───── Items ─────

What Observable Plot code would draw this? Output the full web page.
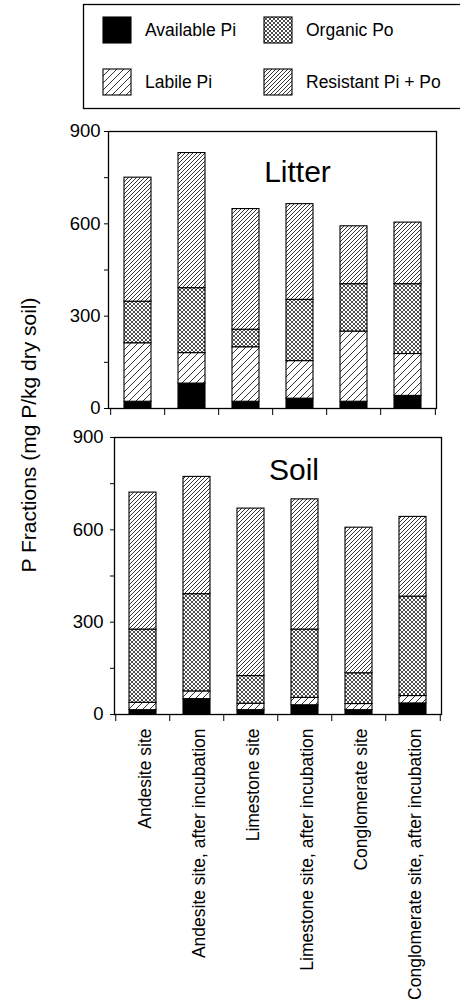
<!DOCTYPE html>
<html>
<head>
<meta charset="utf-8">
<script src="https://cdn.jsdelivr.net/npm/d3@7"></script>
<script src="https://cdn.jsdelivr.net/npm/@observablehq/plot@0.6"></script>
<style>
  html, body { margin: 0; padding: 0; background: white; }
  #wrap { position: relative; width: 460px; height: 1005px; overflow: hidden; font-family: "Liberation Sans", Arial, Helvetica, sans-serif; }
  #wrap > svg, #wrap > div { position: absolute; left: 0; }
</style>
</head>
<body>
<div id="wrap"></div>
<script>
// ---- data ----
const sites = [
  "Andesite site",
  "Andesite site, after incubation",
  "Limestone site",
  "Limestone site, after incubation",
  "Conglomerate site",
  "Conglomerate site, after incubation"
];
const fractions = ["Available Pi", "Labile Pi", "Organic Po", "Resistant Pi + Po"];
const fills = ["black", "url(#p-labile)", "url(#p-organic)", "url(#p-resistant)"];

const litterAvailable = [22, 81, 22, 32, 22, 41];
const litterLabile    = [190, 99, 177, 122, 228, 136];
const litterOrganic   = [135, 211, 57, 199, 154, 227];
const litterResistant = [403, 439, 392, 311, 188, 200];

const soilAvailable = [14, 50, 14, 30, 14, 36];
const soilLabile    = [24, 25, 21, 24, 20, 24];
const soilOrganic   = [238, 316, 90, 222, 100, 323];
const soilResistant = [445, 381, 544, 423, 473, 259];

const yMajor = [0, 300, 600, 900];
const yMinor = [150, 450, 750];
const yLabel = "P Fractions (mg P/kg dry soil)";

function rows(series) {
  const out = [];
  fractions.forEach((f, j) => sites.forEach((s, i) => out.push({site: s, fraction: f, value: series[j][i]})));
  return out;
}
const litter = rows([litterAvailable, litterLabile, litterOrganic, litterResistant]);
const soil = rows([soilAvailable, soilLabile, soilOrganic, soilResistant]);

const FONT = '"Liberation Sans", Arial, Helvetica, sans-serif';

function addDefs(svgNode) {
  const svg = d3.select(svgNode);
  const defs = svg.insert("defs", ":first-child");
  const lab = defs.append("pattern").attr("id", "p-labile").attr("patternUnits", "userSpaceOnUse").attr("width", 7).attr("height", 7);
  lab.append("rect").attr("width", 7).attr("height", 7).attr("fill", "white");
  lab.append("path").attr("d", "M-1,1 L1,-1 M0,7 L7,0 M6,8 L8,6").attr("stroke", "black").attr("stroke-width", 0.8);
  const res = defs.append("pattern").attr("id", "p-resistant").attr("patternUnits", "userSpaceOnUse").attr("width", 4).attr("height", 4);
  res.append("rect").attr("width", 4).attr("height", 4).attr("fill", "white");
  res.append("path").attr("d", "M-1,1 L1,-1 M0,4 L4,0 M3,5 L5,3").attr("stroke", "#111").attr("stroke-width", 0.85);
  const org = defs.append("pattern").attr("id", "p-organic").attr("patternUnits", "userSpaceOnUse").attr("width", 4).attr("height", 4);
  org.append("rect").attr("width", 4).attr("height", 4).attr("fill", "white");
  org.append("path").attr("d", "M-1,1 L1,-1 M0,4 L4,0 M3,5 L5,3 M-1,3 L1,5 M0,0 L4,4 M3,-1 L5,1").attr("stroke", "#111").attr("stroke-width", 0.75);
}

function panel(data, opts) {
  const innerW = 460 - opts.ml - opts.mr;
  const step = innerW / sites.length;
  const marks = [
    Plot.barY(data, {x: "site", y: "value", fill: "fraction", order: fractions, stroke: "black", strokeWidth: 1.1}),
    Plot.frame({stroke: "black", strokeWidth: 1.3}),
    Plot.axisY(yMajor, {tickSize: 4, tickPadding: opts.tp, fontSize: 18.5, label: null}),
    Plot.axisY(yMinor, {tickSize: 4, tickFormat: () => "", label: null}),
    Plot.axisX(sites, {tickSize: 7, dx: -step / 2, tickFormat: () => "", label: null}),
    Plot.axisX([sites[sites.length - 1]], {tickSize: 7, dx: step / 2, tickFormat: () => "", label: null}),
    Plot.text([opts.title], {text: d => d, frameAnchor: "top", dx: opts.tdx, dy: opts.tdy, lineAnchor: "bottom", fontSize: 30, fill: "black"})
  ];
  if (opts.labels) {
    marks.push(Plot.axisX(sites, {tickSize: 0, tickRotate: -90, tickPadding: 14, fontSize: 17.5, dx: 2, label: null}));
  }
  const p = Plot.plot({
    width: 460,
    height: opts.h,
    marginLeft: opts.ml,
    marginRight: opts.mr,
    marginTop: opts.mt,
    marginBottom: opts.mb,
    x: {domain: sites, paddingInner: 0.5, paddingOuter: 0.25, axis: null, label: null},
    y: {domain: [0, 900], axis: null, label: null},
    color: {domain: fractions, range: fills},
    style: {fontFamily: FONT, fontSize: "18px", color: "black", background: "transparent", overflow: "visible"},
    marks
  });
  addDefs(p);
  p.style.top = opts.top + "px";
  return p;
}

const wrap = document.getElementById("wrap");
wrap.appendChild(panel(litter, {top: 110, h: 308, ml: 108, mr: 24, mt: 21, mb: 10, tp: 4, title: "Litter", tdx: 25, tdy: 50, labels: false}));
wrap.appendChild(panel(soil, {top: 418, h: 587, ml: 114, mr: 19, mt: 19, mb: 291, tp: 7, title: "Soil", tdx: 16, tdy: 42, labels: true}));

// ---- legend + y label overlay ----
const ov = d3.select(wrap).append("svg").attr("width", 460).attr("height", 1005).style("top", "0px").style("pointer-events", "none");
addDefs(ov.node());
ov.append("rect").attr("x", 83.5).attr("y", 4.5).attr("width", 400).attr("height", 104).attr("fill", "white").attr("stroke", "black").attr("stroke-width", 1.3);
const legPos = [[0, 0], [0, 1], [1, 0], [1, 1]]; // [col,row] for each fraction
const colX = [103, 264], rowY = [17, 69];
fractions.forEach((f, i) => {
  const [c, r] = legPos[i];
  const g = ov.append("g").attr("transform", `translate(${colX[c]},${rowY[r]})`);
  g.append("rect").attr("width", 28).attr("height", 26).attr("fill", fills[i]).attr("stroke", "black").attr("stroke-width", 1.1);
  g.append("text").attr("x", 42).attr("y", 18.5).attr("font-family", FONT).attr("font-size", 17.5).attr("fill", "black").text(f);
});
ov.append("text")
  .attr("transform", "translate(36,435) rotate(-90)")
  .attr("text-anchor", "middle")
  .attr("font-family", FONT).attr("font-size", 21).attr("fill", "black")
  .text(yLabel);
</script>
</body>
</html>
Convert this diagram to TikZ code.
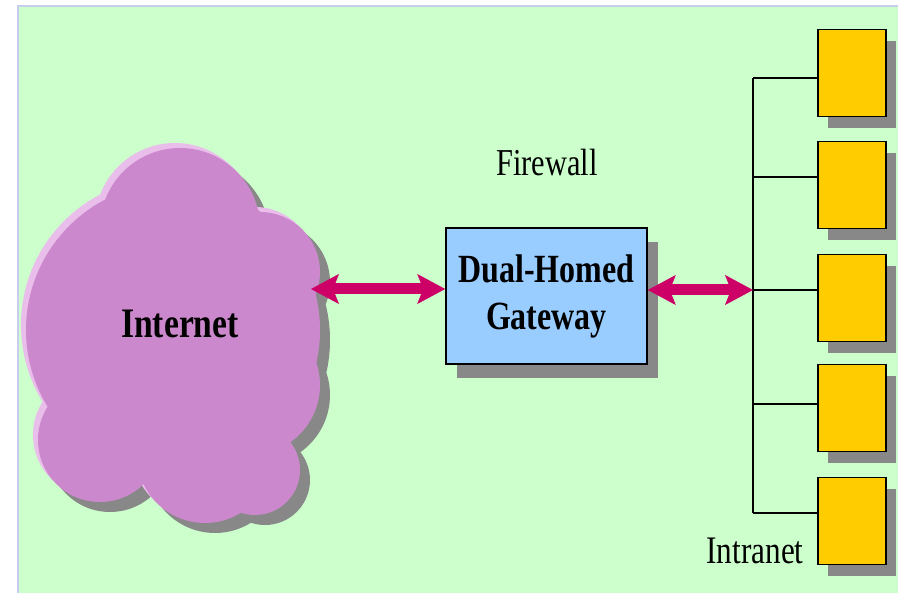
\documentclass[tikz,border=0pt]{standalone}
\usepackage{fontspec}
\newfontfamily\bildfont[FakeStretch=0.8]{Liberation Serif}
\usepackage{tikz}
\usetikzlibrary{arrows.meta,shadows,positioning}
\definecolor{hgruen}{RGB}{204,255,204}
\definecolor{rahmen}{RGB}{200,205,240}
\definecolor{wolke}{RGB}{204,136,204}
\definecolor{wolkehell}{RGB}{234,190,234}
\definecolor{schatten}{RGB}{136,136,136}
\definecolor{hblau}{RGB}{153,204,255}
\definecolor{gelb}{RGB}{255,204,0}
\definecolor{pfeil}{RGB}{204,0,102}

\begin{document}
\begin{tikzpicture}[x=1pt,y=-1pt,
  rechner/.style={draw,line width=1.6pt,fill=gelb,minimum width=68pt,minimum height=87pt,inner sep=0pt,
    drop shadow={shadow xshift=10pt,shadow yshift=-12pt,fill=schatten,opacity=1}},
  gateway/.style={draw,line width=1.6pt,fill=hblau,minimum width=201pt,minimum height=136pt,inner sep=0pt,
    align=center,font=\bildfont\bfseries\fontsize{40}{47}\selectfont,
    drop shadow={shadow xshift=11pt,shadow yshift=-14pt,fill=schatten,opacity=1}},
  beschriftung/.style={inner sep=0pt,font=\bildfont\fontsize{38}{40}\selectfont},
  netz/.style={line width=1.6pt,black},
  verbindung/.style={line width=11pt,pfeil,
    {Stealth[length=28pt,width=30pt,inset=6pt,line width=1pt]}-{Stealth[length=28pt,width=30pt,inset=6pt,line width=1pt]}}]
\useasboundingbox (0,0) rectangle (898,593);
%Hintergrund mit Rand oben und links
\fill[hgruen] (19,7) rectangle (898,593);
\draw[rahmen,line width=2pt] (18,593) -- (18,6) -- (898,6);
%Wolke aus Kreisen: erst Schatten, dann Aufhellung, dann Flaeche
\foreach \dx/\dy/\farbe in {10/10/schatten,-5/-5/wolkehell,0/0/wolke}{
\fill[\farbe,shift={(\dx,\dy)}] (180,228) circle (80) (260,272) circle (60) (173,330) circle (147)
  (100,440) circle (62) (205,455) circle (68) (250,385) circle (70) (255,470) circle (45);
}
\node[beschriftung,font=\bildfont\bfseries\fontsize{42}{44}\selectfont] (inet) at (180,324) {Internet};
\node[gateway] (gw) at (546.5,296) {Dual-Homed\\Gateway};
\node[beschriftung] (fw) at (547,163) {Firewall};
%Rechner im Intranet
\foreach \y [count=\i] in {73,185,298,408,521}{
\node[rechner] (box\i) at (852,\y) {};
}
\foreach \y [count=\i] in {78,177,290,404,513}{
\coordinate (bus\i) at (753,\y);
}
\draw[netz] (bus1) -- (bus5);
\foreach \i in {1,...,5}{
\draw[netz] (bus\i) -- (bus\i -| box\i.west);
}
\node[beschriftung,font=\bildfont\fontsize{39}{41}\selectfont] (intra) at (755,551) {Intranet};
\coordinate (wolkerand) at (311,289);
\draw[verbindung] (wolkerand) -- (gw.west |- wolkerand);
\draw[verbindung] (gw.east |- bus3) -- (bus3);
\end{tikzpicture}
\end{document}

─────

→ Aim
Up to and including the line containing "Fractions (mg P/kg", quote each line of the entries above from the very first, please, exactly and without images.

→ Response to this exercise
What Observable Plot code would draw this? Output the full web page.
<!DOCTYPE html>
<html>
<head>
<meta charset="utf-8">
<script src="https://cdn.jsdelivr.net/npm/d3@7"></script>
<script src="https://cdn.jsdelivr.net/npm/@observablehq/plot@0.6"></script>
<style>
  html, body { margin: 0; padding: 0; background: white; }
  #wrap { position: relative; width: 460px; height: 1005px; overflow: hidden; font-family: "Liberation Sans", Arial, Helvetica, sans-serif; }
  #wrap > svg, #wrap > div { position: absolute; left: 0; }
</style>
</head>
<body>
<div id="wrap"></div>
<script>
// ---- data ----
const sites = [
  "Andesite site",
  "Andesite site, after incubation",
  "Limestone site",
  "Limestone site, after incubation",
  "Conglomerate site",
  "Conglomerate site, after incubation"
];
const fractions = ["Available Pi", "Labile Pi", "Organic Po", "Resistant Pi + Po"];
const fills = ["black", "url(#p-labile)", "url(#p-organic)", "url(#p-resistant)"];

const litterAvailable = [22, 81, 22, 32, 22, 41];
const litterLabile    = [190, 99, 177, 122, 228, 136];
const litterOrganic   = [135, 211, 57, 199, 154, 227];
const litterResistant = [403, 439, 392, 311, 188, 200];

const soilAvailable = [14, 50, 14, 30, 14, 36];
const soilLabile    = [24, 25, 21, 24, 20, 24];
const soilOrganic   = [238, 316, 90, 222, 100, 323];
const soilResistant = [445, 381, 544, 423, 473, 259];

const yMajor = [0, 300, 600, 900];
const yMinor = [150, 450, 750];
const yLabel = "P Fractions (mg P/kg dry soil)";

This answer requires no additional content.